■ Direction ■
Each line of the data that includes the string "this" is to be copied out.

(Lines of data)
>>>
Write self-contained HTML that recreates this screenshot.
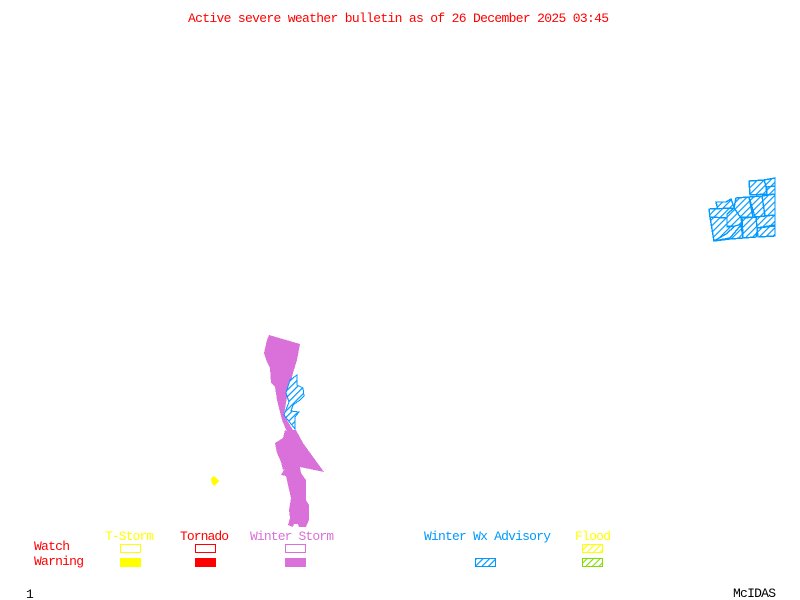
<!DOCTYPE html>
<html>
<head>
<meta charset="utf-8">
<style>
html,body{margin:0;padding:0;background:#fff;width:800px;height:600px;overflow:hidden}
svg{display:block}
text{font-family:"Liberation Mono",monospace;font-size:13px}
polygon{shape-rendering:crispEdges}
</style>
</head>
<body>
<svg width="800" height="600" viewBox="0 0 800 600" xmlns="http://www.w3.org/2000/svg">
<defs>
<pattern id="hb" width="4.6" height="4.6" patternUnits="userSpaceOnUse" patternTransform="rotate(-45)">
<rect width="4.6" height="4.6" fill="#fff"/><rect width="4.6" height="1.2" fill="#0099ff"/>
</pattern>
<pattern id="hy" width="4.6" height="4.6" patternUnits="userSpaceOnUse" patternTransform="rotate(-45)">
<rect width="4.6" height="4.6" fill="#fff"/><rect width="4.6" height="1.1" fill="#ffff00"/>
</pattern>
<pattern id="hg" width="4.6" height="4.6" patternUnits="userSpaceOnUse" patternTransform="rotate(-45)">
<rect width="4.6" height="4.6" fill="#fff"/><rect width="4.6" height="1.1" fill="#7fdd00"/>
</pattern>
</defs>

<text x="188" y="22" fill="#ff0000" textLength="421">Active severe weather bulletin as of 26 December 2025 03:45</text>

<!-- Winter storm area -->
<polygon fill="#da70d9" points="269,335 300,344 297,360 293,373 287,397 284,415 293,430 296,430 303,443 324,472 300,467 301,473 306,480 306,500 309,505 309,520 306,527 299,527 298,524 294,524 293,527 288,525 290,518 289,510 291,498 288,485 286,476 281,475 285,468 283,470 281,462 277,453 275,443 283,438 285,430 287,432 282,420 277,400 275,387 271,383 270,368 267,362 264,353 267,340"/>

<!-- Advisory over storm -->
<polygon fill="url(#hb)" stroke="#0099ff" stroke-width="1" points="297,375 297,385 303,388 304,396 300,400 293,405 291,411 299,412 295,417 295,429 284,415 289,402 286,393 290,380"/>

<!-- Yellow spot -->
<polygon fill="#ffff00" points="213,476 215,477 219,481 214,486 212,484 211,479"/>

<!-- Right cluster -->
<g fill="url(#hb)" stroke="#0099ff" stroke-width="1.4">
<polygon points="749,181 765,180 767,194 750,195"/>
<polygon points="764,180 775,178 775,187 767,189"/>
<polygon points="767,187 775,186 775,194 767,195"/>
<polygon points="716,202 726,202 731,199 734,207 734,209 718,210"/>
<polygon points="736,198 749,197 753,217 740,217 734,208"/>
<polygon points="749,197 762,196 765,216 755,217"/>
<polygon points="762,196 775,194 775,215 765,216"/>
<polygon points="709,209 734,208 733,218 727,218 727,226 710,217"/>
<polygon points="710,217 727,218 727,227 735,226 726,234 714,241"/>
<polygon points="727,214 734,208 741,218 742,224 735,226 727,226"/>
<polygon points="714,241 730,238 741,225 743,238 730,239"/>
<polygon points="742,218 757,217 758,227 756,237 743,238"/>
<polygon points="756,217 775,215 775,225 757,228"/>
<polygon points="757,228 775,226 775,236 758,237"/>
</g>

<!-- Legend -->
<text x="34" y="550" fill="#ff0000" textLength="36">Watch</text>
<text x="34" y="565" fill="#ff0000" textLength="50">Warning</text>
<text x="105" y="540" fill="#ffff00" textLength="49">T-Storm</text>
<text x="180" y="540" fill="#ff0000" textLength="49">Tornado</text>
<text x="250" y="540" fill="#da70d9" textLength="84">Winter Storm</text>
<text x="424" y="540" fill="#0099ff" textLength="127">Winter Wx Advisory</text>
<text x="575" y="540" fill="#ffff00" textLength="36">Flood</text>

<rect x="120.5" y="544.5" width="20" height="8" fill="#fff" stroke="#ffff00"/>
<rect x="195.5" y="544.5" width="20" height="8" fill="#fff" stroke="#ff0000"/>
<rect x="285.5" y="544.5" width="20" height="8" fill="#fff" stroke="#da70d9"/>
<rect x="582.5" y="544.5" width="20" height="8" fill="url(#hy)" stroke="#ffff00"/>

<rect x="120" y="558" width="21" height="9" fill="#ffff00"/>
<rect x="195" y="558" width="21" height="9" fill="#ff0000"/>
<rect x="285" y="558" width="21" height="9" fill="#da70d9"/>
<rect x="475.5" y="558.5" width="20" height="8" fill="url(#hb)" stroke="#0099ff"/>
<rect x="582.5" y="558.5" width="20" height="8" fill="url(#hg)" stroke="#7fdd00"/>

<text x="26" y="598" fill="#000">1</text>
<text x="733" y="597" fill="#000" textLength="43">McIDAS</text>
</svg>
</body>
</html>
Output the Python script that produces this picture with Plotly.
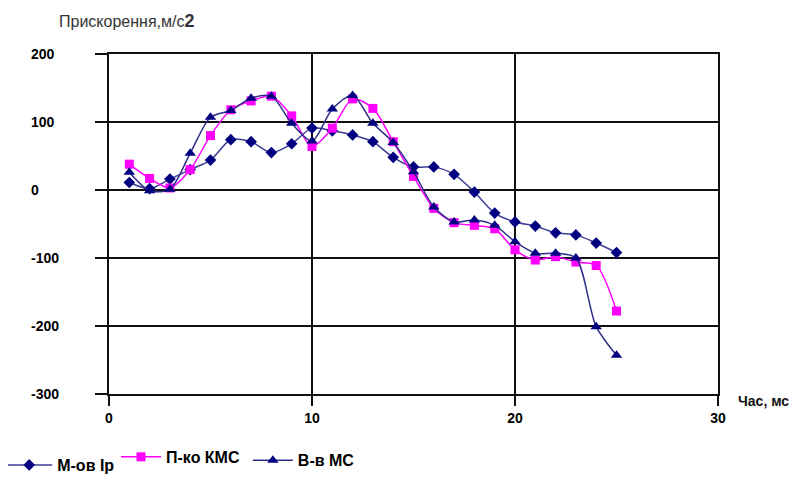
<<<
■ Completed exercise ■
Write self-contained HTML that recreates this screenshot.
Output the Python script that produces this picture with Plotly.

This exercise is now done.